87, et non 83, parce que la traileuse débutante s’est perdue plusieurs fois sur le parcours, comme Mathieu, Félix, et la plupart des participants. En cause : un balisage apparemment déficient. « À certaines intersections, il fallait y aller au pif, et les ravitaillements n’étaient pas situés directement sur le parcours, raconte-t-elle. Il fallait gérer la crainte d’être sur la mauvaise voie, la peur de faire des kilomètres supplémentaires, même si j’étais très attentive aux indications. »
Contrairement à sa copine, Félix Guèvremont, a eu des mots durs. « Comme course à pied, j’ai honnêtement pas aimé, reconnaît-il, alors qu’il s’était bien préparé à ces Traces du Nord Basse-Terre. Je ne la conseille à personne, parce que les sentiers sont affreux et que le plaisir de courir en forêt n’y est pas. On ne pouvait jamais courir et le balisage n’était vraiment pas clair. Les bénévoles étaient super gentils, mais je n’ai pas aimé. Je n’ai pas peur des défis et la distance ne me dérange pas, sauf que quand tu n’avances pas. Ce n’est plus amusant. » Félix estime être tombé une vingtaine de fois, dont trois fois sur des roches dans les rivières traversées.
Courir en enfer, puis au paradis
Passé le premier tiers difficile de la course, Maïté a pleinement apprécié le reste de la « balade », disons plus… paradisiaque. « On courait directement sur le littoral ou sur des escarpements très roulants avec vue sur la mer des Caraïbes. C’était le sentiment d’être complètement ailleurs, d’accomplir ce que peu de gens osent faire. C’était aussi le sentiment de gratitude qui m’a fait vivre une course aussi satisfaisante. De la gratitude envers les organisateurs, les bénévoles et ceux qui croient en moi et qui me permettent de participer à de telles aventures. »

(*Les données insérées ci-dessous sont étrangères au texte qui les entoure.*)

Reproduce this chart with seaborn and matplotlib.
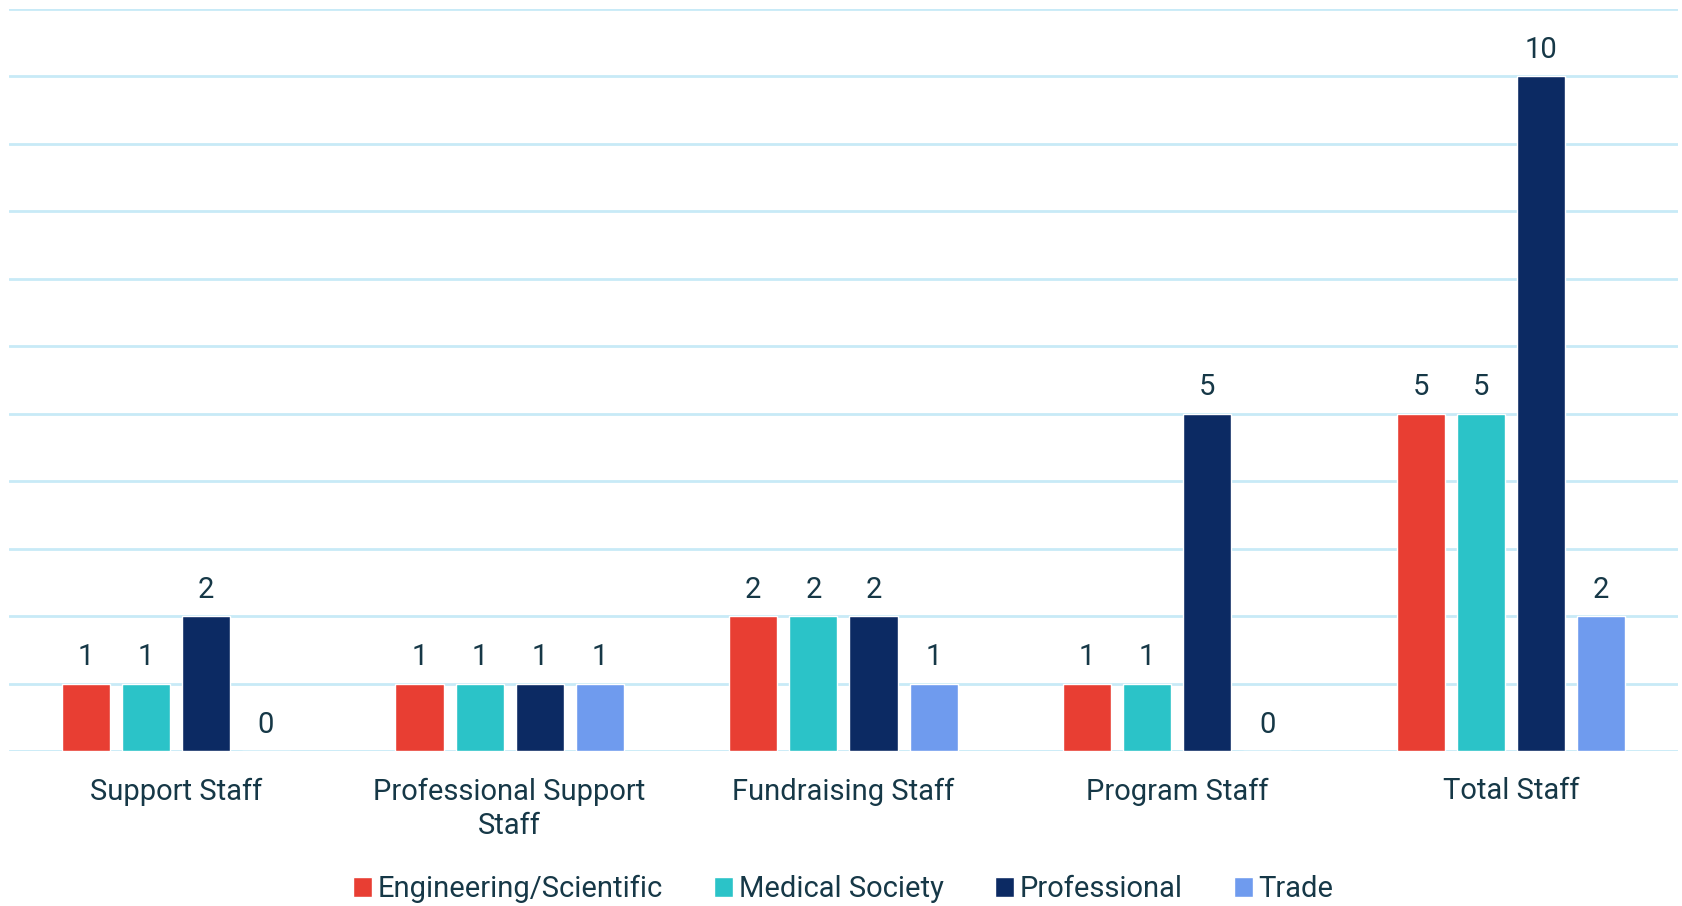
import numpy as np
import pandas as pd
import seaborn as sns
import matplotlib.pyplot as plt

categories = ["Support Staff", "Professional Support\nStaff", "Fundraising Staff", "Program Staff", "Total Staff"]
series = ["Engineering/Scientific", "Medical Society", "Professional", "Trade"]
engineering = [1, 1, 2, 1, 5]
medical = [1, 1, 2, 1, 5]
professional = [2, 1, 2, 5, 10]
trade = [0, 1, 1, 0, 2]
colors = ["#E83E33", "#2BC3C8", "#0C2A63", "#6F9BEE"]

rows = []
for name, vals in zip(series, [engineering, medical, professional, trade]):
    for cat, v in zip(categories, vals):
        rows.append({"Category": cat, "Group": name, "Count": v})
df = pd.DataFrame(rows)

sns.set_theme(style="white")
plt.rcParams['font.family'] = ['Roboto', 'DejaVu Sans']
text_color = "#163847"

fig = plt.figure(figsize=(16.83, 9.06), dpi=100)
ax = fig.add_axes([0.0053, 0.171, 0.9917, 0.8195])

sns.barplot(data=df, x="Category", y="Count", hue="Group", order=categories,
            hue_order=series, palette=colors, width=0.72, gap=0.2,
            saturation=1, ax=ax, legend=True)

for cont in ax.containers:
    ax.bar_label(cont, labels=[str(int(b.get_height())) for b in cont],
                 padding=9, fontsize=21, color=text_color)

ax.set_ylim(0, 11)
ax.set_yticks(np.arange(0, 12, 1))
ax.set_yticklabels([])
ax.tick_params(axis="y", length=0)
ax.tick_params(axis="x", length=0, pad=19, labelsize=21, labelcolor=text_color)
for lbl in ax.get_xticklabels():
    lbl.set_linespacing(1.3)
ax.yaxis.grid(True, color="#C8EAF7", linewidth=2)
ax.set_axisbelow(True)
for s in ax.spines.values():
    s.set_visible(False)
ax.set_xlabel("")
ax.set_ylabel("")

handles, labels = ax.get_legend_handles_labels()
ax.legend(handles, labels, loc="lower center", bbox_to_anchor=(0.5, -0.24),
          ncol=4, frameon=False, fontsize=21, handlelength=0.65, handleheight=0.65,
          handletextpad=0.2, columnspacing=1.75, labelcolor=text_color)

fig.savefig("out.png", dpi=100)
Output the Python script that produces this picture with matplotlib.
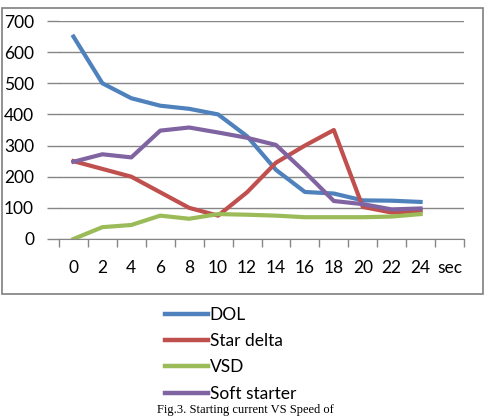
import matplotlib
matplotlib.use("Agg")
import matplotlib.pyplot as plt
from matplotlib.lines import Line2D
from matplotlib.patches import Rectangle

# category axis: 0..24 sec, plus the trailing "sec" label slot
x_labels = ["0", "2", "4", "6", "8", "10", "12", "14", "16", "18", "20", "22", "24", "sec"]
dol = [650, 500, 452, 428, 418, 400, 330, 222, 151, 146, 124, 123, 119]
star_delta = [250, 225, 200, 150, 100, 75, 150, 245, 300, 350, 103, 85, 90]
vsd = [0, 38, 45, 75, 65, 80, 78, 75, 70, 70, 70, 72, 80]
soft_starter = [248, 272, 262, 348, 358, 342, 325, 302, 215, 122, 112, 95, 98]

series = [
    ("DOL", dol, "#4F81BD"),
    ("Star delta", star_delta, "#C0504D"),
    ("VSD", vsd, "#9BBB59"),
    ("Soft starter", soft_starter, "#8064A2"),
]

plt.rcParams["font.family"] = ["Lato", "DejaVu Sans"]

W, H = 490, 416
fig = plt.figure(figsize=(W / 100, H / 100), dpi=100)

# chart border
fig.patches.append(Rectangle((2 / W, 1 - 294 / H), 481 / W, 286 / H,
                             transform=fig.transFigure, fill=False,
                             edgecolor="#7f7f7f", linewidth=1.2))

ax = fig.add_axes([59 / W, 1 - 239 / H, 405 / W, 218 / H])
idx = list(range(len(dol)))
for name, vals, col in series:
    ax.plot(idx, vals, color=col, linewidth=3, solid_joinstyle="round")

ax.set_xlim(-0.5, len(x_labels) - 0.5)
ax.set_ylim(0, 700)
ax.set_yticks(range(0, 701, 100))
ax.set_xticks(range(len(x_labels)))
ax.set_xticklabels(x_labels)
ax.set_xticks([i - 0.5 for i in range(len(x_labels) + 1)], minor=True)
ax.tick_params(axis="x", which="major", length=0, pad=15, labelsize=12.5)
ax.tick_params(axis="x", which="minor", length=6, color="#868686", width=1, direction="out")
ax.tick_params(axis="y", length=9, color="#868686", width=1, pad=9, labelsize=12.5)
ax.yaxis.grid(True, color="#868686", linewidth=1)
ax.set_axisbelow(True)
for s in ["top", "right", "left"]:
    ax.spines[s].set_visible(False)
ax.spines["bottom"].set_color("#868686")

handles = [Line2D([], [], color=c, linewidth=3.2) for _, _, c in series]
fig.legend(handles, [n for n, _, _ in series], loc="upper left",
           bbox_to_anchor=(149 / W, 1 - 291 / H), frameon=False,
           fontsize=12.5, handlelength=2.5, handletextpad=0.1,
           labelspacing=0.6)

fig.text(0.5, 1 - 410 / H, "Fig.3. Starting current VS Speed of", ha="center",
         va="center", fontsize=9, family="Liberation Serif")

fig.savefig("out.png", dpi=100)
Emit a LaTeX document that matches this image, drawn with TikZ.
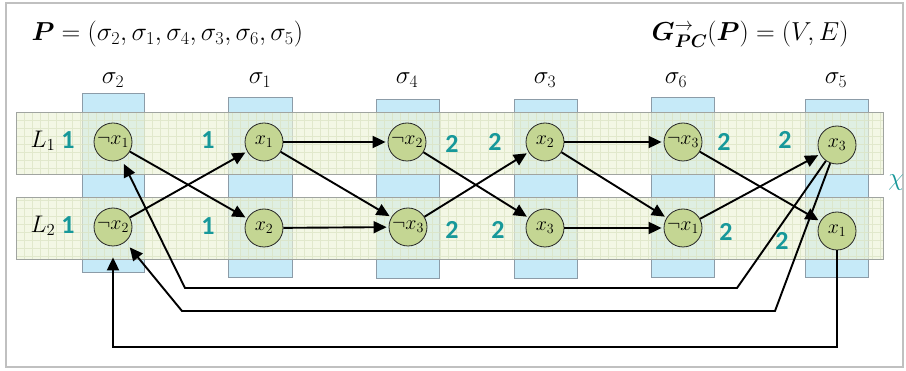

Cet ultra aura eu le mérite de donner à Maïté Galipeau Théberge la piqûre du trail. « Vous allez certainement me revoir sur d’autres ultras au Québec ou dans les environs, a-t-elle confié à Distances+. J’ignore encore lesquels. D’ici là. Elle participera en fin de semaine prochaine, toujours en Guadeloupe, au Gwadlouptri, un demi-Ironman à Port-Louis.